On August 4, 1961, a child named Barack Hussein Obama II came into the world in Honolulu, Hawaii. Nobody at the time could have imagined that this newborn would one day make history as both the 44th President of the United States and the first African American ever to occupy the Oval Office.
Obama's background was anything but ordinary. His mother, Ann Dunham, came from Kansas, while his father, Barack Obama Sr., was a native of Kenya. The two crossed paths at the University of Hawaii, but their marriage didn't last—they divorced when Barack was only two years old. Growing up under the care of his mother and eventually his grandparents, young Barack experienced a childhood defined by movement, shuttling between Hawaii and Indonesia before returning once more.
When Barack Obama came back to Hawaii in 1971, he enrolled at Punahou School, a well-regarded private academy where he stood out as one of only a handful of Black students. These formative years forced him to wrestle with profound questions about race and identity—struggles that would go on to deeply shape both his political philosophy and his understanding of the world.

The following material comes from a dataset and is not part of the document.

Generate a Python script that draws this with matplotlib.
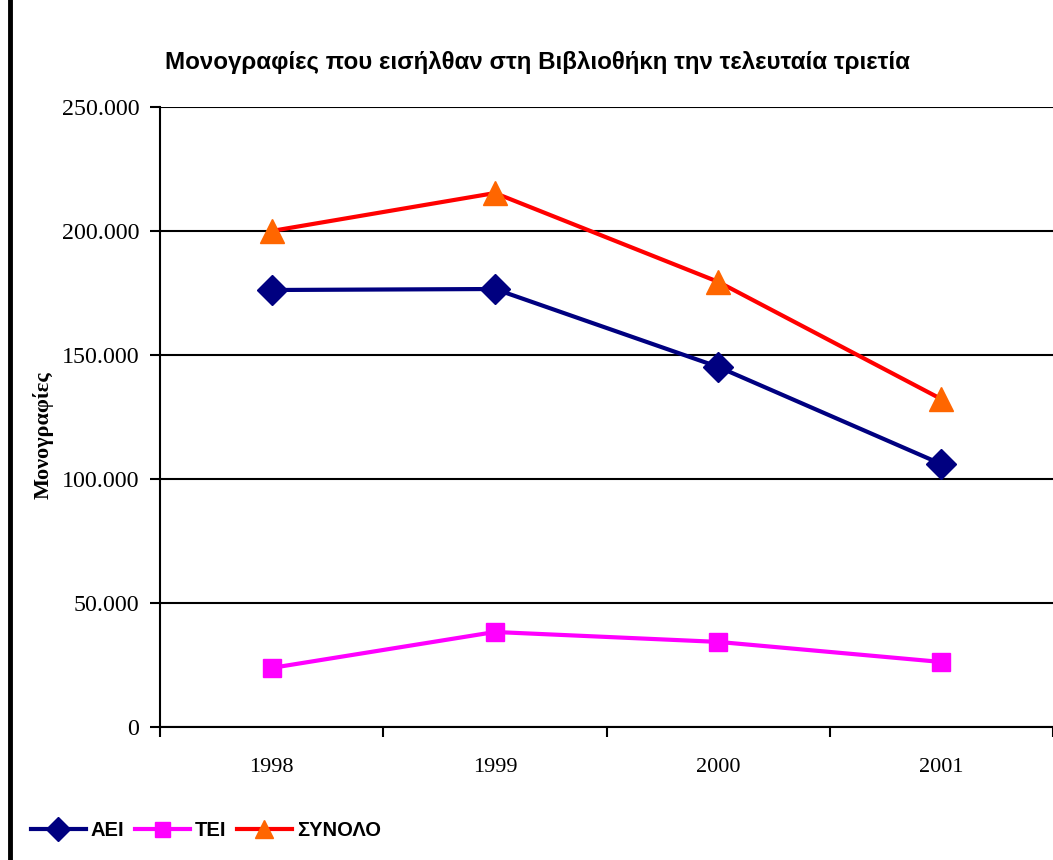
import matplotlib.pyplot as plt
from matplotlib.lines import Line2D

years = ['1998', '1999', '2000', '2001']
aei = [176200, 176600, 145200, 106000]
tei = [23800, 38300, 34300, 26200]
synolo = [200000, 215300, 179500, 132200]
yticks = [0, 50000, 100000, 150000, 200000, 250000]
ylabels = ['0', '50.000', '100.000', '150.000', '200.000', '250.000']

fig = plt.figure(figsize=(10.53, 8.6), dpi=100)
ax = fig.add_axes([0.152, 0.1547, 0.848, 0.7209])

x = range(len(years))
ax.plot(x, aei, color='#000080', linewidth=3, marker='D', ms=15, mfc='#000080', mec='#000080', label='ΑΕΙ', zorder=3)
ax.plot(x, tei, color='#FF00FF', linewidth=3, marker='s', ms=13.5, mfc='#FF00FF', mec='#FF00FF', label='TEI', zorder=3)
ax.plot(x, synolo, color='#FF0000', linewidth=3, marker='^', ms=17, mfc='#FF6600', mec='#FF6600', label='ΣΥΝΟΛΟ', zorder=3)

ax.set_xlim(-0.5, 3.5)
ax.set_ylim(0, 250000)
ax.set_yticks(yticks)
ax.set_yticklabels(ylabels, fontdict={'family': 'Liberation Serif', 'size': 17.3})
ax.set_xticks([-0.5, 0.5, 1.5, 2.5, 3.5])
ax.set_xticklabels([])
ax.set_xticks(list(x), minor=True)
ax.set_xticklabels(years, minor=True, fontdict={'family': 'Liberation Serif', 'size': 16})
ax.tick_params(axis='x', which='minor', length=0, pad=22)
ax.tick_params(axis='x', which='major', length=7, width=1.5, direction='out')
ax.tick_params(axis='y', length=7, width=1.5, direction='out', pad=8)
ax.yaxis.grid(True, color='black', linewidth=1.5)
for s in ['top', 'right']:
    ax.spines[s].set_visible(False)
for s in ['left', 'bottom']:
    ax.spines[s].set_linewidth(1.5)

ax.set_ylabel('Μονογραφίες', fontdict={'family': 'Liberation Serif', 'size': 16, 'weight': 'bold'})
ax.yaxis.set_label_coords(-0.119, 0.47)
fig.text(0.51, (860 - 68.5) / 860, 'Μονογραφίες που εισήλθαν στη Βιβλιοθήκη την τελευταία τριετία',
         ha='center', va='baseline', family='Liberation Sans', size=17.4, weight='bold')

fig.add_artist(Line2D([10 / 1053, 10 / 1053], [0, 1], transform=fig.transFigure, color='black', linewidth=3.5))

fig.legend(loc='center left', bbox_to_anchor=(0.029, (860 - 831) / 860), ncol=3, frameon=False,
           prop={'family': 'Liberation Sans', 'size': 14.5, 'weight': 'bold'},
           handlelength=2.75, handletextpad=0.25, columnspacing=0.5, markerscale=0.8,
           borderpad=0, borderaxespad=0)

plt.savefig('out.png', dpi=100)
plt.close()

Obama's higher education journey took him first to Occidental College in Los Angeles, then to Columbia University in New York City after transferring. He walked away with a degree in political science in 1983 and stepped into a corporate role. But it felt hollow. What he really wanted was a sense of purpose.

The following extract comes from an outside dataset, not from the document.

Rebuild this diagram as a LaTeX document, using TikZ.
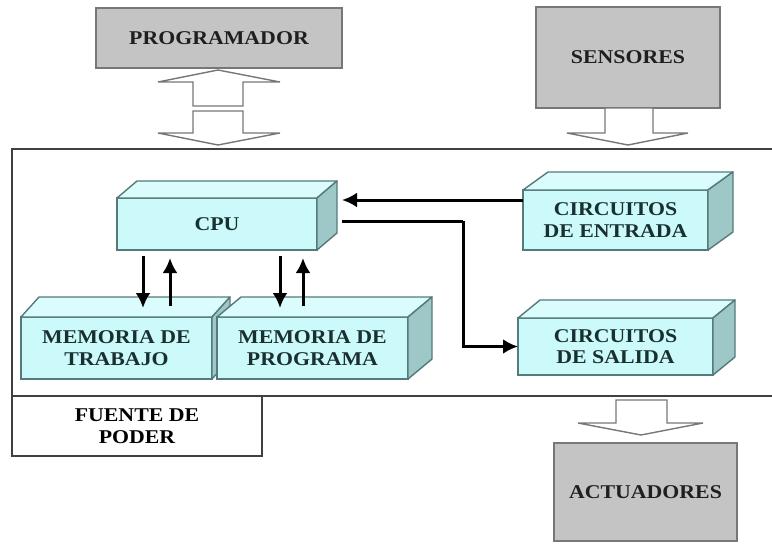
\documentclass[tikz,border=0pt]{standalone}
\usepackage{fontspec}
\setmainfont{Liberation Serif}[FakeStretch=1.12]
\usetikzlibrary{calc,arrows.meta}
\definecolor{frontc}{HTML}{CCFAFA}
\definecolor{topc}{HTML}{DAFCFC}
\definecolor{sidec}{HTML}{9EC8C8}
\definecolor{edgec}{HTML}{557A7A}
\definecolor{boxgray}{HTML}{C4C4C4}
\definecolor{boxedge}{HTML}{777777}
\definecolor{textc}{HTML}{1A3030}
\newcommand\threedfaces[2]{%
  \filldraw[fill=topc,draw=edgec,line width=1.4pt,line join=round] (#1.north west) -- ++(#2) -- ($(#1.north east)+(#2)$) -- (#1.north east) -- cycle;
  \filldraw[fill=sidec,draw=edgec,line width=1.4pt,line join=round] (#1.north east) -- ++(#2) -- ($(#1.south east)+(#2)$) -- (#1.south east) -- cycle;}
\tikzset{
  lbl/.style={font=\fontsize{19.5}{21.5}\selectfont\bfseries, align=center},
  graybox/.style={lbl, draw=boxedge, fill=boxgray, line width=1.5pt, outer sep=0pt, text=black!88},
  cube/.style={lbl, draw=edgec, fill=frontc, line width=1.4pt, outer sep=0pt, text=textc, inner sep=0pt},
  blockarrow/.style={draw=boxedge, fill=white, line width=1.4pt, line join=miter},
  arr/.style={line width=3pt, black, -{Latex[length=15pt,width=15pt]}},
  frame/.style={draw=black!75, line width=2.2pt}
}
\begin{document}
\begin{tikzpicture}[x=1pt,y=-1pt]
\useasboundingbox (0,0) rectangle (772,544);
% main frame
\draw[frame] (772,149) -- (12,149) -- (12,396) -- (772,396);
\node[draw=black!75, line width=2.2pt, minimum width=250pt, minimum height=60pt, outer sep=0pt, lbl] (fuente) at (137,426) {FUENTE DE\\PODER};
% outer gray boxes
\node[graybox, minimum width=246pt, minimum height=60pt] (prog) at (219,38) {PROGRAMADOR};
\node[graybox, minimum width=184pt, minimum height=101pt] (sens) at (628,57.5) {SENSORES};
\node[graybox, minimum width=183pt, minimum height=98pt] (act) at (645.5,492) {ACTUADORES};
% block arrows
\draw[blockarrow] (218,70) -- (280,82) -- (243,82) -- (243,106) -- (193,106) -- (193,82) -- (158,82) -- cycle;
\draw[blockarrow] (193,111) -- (243,111) -- (243,133) -- (280,133) -- (218,145) -- (158,133) -- (193,133) -- cycle;
\draw[blockarrow] (605,108) -- (653,108) -- (653,133) -- (688,133) -- (628,145) -- (567,133) -- (605,133) -- cycle;
\draw[blockarrow] (616,400) -- (667,400) -- (667,423) -- (703,423) -- (641,435) -- (578,423) -- (616,423) -- cycle;
% 3D boxes
\node[cube, minimum width=200pt, minimum height=52pt] (cpu) at (217,224) {CPU};
\threedfaces{cpu}{20,-17}
\node[cube, minimum width=191pt, minimum height=62pt] (trab) at (116.5,348) {MEMORIA DE\\TRABAJO};
\threedfaces{trab}{18,-20}
\node[cube, minimum width=191pt, minimum height=62pt] (prgm) at (312.5,348) {MEMORIA DE\\PROGRAMA};
\threedfaces{prgm}{24,-20}
\node[cube, minimum width=185pt, minimum height=60pt] (ent) at (615.5,220) {CIRCUITOS\\DE ENTRADA};
\threedfaces{ent}{25,-18}
\node[cube, minimum width=195pt, minimum height=57pt] (sal) at (615.5,346.5) {CIRCUITOS\\DE SALIDA};
\threedfaces{sal}{22,-18}
% connectors
\coordinate (cpuin) at (342,200);
\coordinate (cpuout) at (342,221);
\coordinate (bend) at (463,221);
\draw[arr] (ent.west |- cpuin) -- (cpuin);
\draw[line width=3pt] (cpuout) -- (bend);
\draw[arr] (bend) |- (sal.west);
\coordinate (d1a) at (143,256); \coordinate (d1b) at (143,308);
\coordinate (u1a) at (170,306); \coordinate (u1b) at (170,258);
\coordinate (d2a) at (280,256); \coordinate (d2b) at (280,308);
\coordinate (u2a) at (303,306); \coordinate (u2b) at (303,258);
\draw[arr] (d1a) -- (d1b);
\draw[arr] (u1a) -- (u1b);
\draw[arr] (d2a) -- (d2b);
\draw[arr] (u2a) -- (u2b);
\end{tikzpicture}
\end{document}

That search led him to Chicago in 1985, where he threw himself into community organizing. Spending three years on the city's South Side, he partnered with churches and civic groups to address pressing issues like job training, housing, and education. The work ignited something deep within him, and he resolved to pursue law—not merely as a profession, but as a tool for change. Harvard Law School is where he truly made his mark, shattering a historic barrier as the first African American president of the Harvard Law Review. He earned his degree magna cum laude in 1991, then headed back to Chicago. There, he built a career in civil rights law while teaching constitutional law. By 1996, he had entered the political arena, winning a seat in the Illinois State Senate.
What followed has become the stuff of legend.
A riveting speech at the 2004 Democratic National Convention thrust Obama into the national spotlight almost overnight. Four years later, in 2008, he captured the presidency in a historic landslide victory. His time in office saw him confront the Great Recession, sign the Affordable Care Act into law, green-light the operation that killed Osama bin Laden, and champion global diplomacy as an alternative to conflict.
But every bit of it traces back to a summer morning in 1961.
The arc of Barack Obama's life is a distinctly American narrative. From his beginnings in Honolulu to the halls of the White House, his journey has been one of remarkable transformation—and it all started on this day.